Non-Gaussianity in Curvaton Models with Nearly Quadratic Potential
Kari Enqvist, Sami Nurmi
TL;DR
This paper investigates how small departures from a purely quadratic curvaton potential affect primordial non-Gaussianity. Using the separate-universe framework, the authors derive the curvature perturbation $\zeta$ to second order and show that the non-Gaussianity parameter $f_{NL}$ acquires a potential-dependent term that vanishes for a strictly quadratic potential. By introducing a near-quadratic self-interaction $\lambda m^{4-n}_{\sigma}\sigma^n$, they compute the induced corrections to the curvaton oscillation amplitude and obtain an analytic expression for $f_{NL}$, revealing that $|f_{NL}|$ can be suppressed (or enhanced) relative to the quadratic case depending on the exponent $n$ and the correction size $s$. In the limit of small curvaton energy density $r\ll1$, the potential correction can allow $|f_{NL}|$ to be much less than unity, relaxing the usual lower bound on $r$ and showing that current non-Gaussianity constraints do not generically rule out curvaton models without specifying higher-order terms in the potential.
Abstract
We consider curvaton models with potentials that depart slightly from the quadratic form.
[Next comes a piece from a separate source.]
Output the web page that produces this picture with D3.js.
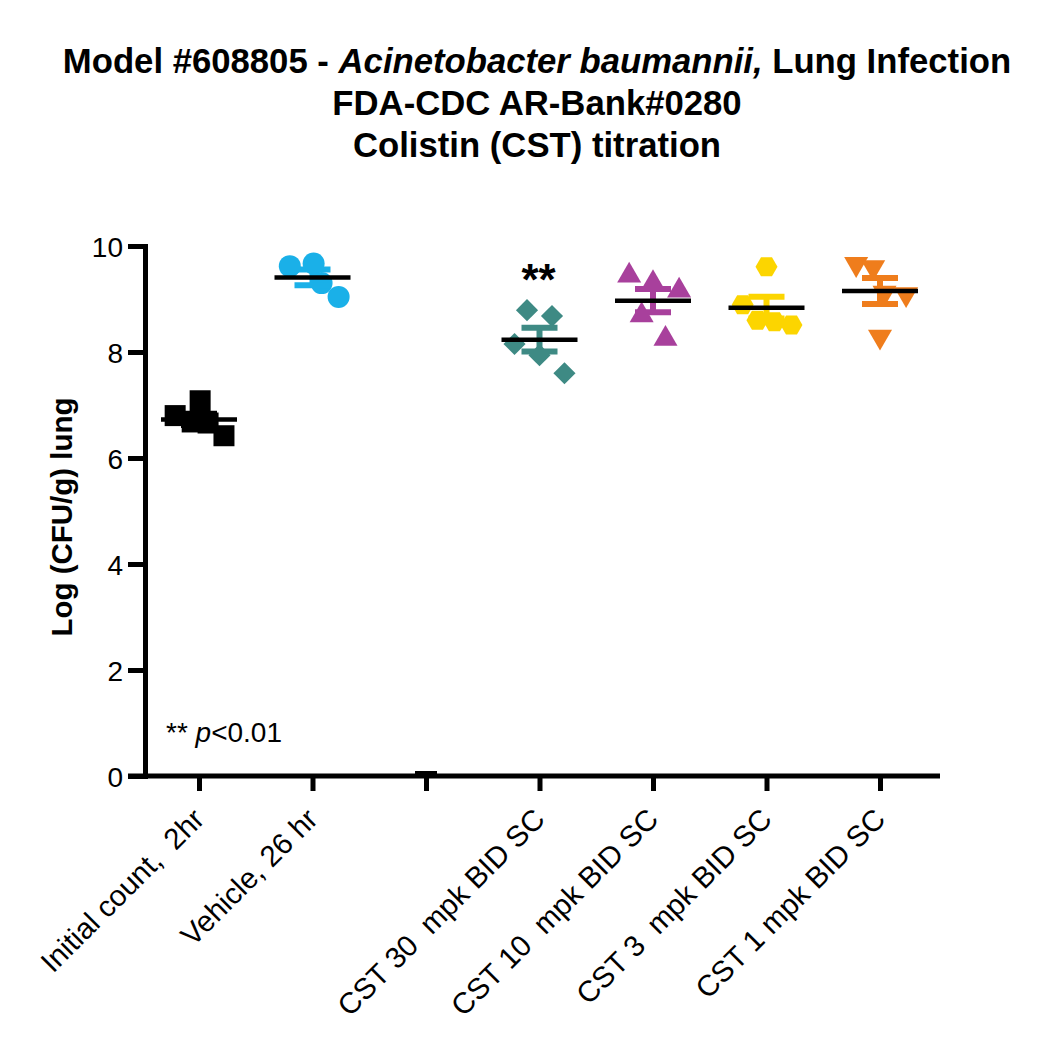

We show that although such a small departure does not modify significantly the Gaussian part of the curvature perturbation, it can have a pronounced effect on the level of non-Gaussianity. We find that unlike in the quadratic case, the limit of small non-Gaussianity, $|f_{NL}|\ll1$, is quite possible even with small curvaton energy density $r\ll1$ . Furthermore, non-Gaussianity does not imply any strict bounds on $r$ but the bounds depend on the assumptions about the higher order terms in the curvaton potential.